Donald Trump and his family prepare to cut the ribbon at the Trump International Hotel in Washington, D.C., October 26, 2016.

By Chip Somodevilla/Getty Images.

The Trump International Hotel is also a new kid in town, having opened in October, only four months before its namesake moved into 1600 Pennsylvania Avenue. But it has become a hub of activity, not only for the visiting foreign leaders who book rooms perhaps hoping to curry favor with the president (which some consider a violation of the Emoluments Clause), but for the few Trump diehards who live in a district that voted 90.9 percent for Hillary Clinton.

“It seems to be the new G.O.P. clubhouse,” Bennett said, referring to the high concentration of lobbyists and gelled-haired men with cigars sticking out of their breast pockets, as well as reports that Treasury Secretary Steven Mnuchin resides there. Trump, too, gets his hardened, dry steak at the house restaurant, BLT Prime, when he’s in town. (The hotel declined to comment on whether Mnuchin still lives there, or discuss sales figures.)

Fetherston takes the long view, saying, “As far as the Trump Hotel, you know, we are people that live in Washington, D.C. We understand politics, business as usual. All the scandals obviously affect us, but we see how this machine works, and just because it has somebody's name on the door, doesn’t mean that there wasn't a clubhouse somewhere else before. Politics have always worked in the same way here. They’ve always been done over a glass of wine.”

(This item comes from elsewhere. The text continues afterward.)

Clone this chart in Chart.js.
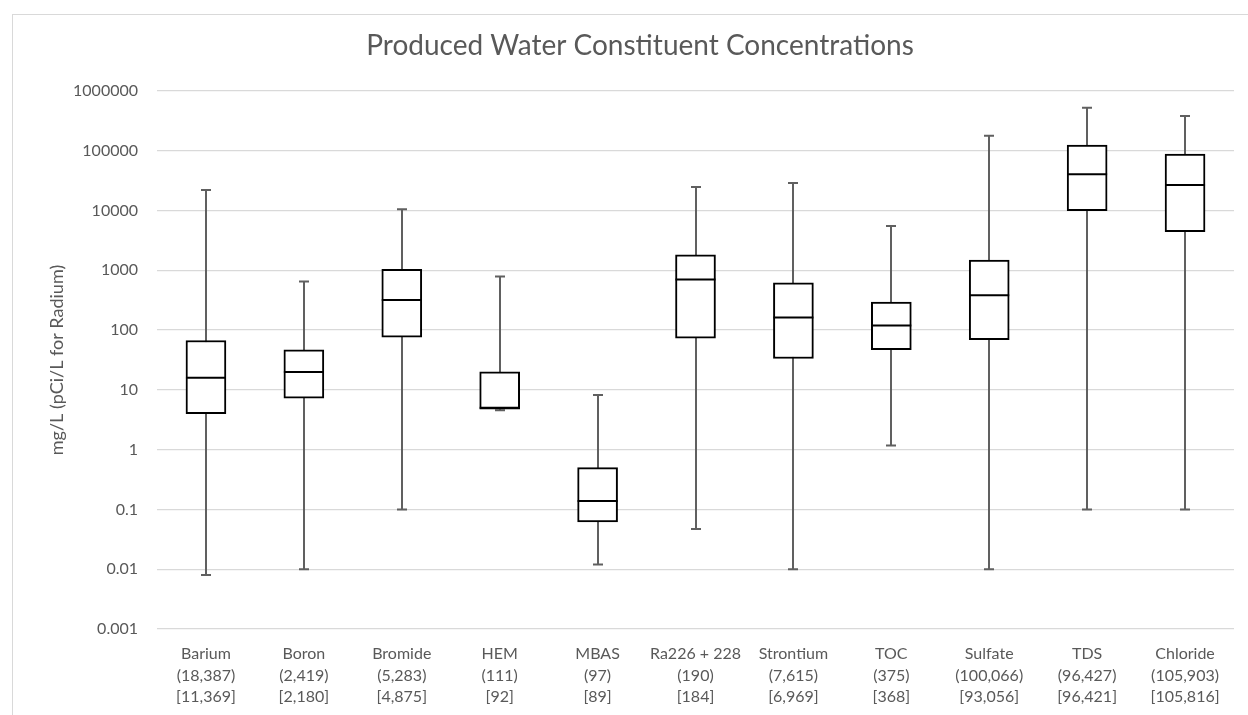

But it’s not only insiders that belly up to the bar. Bennett added, “It's also a mecca for diehard Trump people who make a pilgrimage,” Bennett said, noting that its located in a prime location to pull in tourists. “You’ll find people in the MAGA hats just sitting at the bar, just proud as can be to be taking a selfie at Trump’s hotel. That might not be the clientele they’re used to in Trump five-star hotel-land.”

Other Trump hotels, like the one in New York City's SoHo, are slashing rates and planning layoffs. The one in D.C. charges $545 a night, according to the Web site, up from $400 in the days leading up to the election, though not quite at $625, where rates started. The hotel’s prime location in D.C. makes it a kind of MAGA Disneyland—even if it’s mostly a distressing metaphor for the Trump presidency.

Meanwhile, the Watergate, for all its vintage cachet, still seems to capture the imagination of the people who remember it the first time around. Julia Livick, a marketing manager at a global-risk consultancy firm, was instructed by her boss to book a corporate conference at the Watergate with the company’s higher-ups in mind. “My sense is that it still holds some sort of historic glamour for people of older generations,” she said.

The Trump Hotel might not have that historic allure yet, but it attracts a different sort of attention. As Livick puts it, “I send a Snapchat of myself flicking [Trump Hotel] off every time I see it.”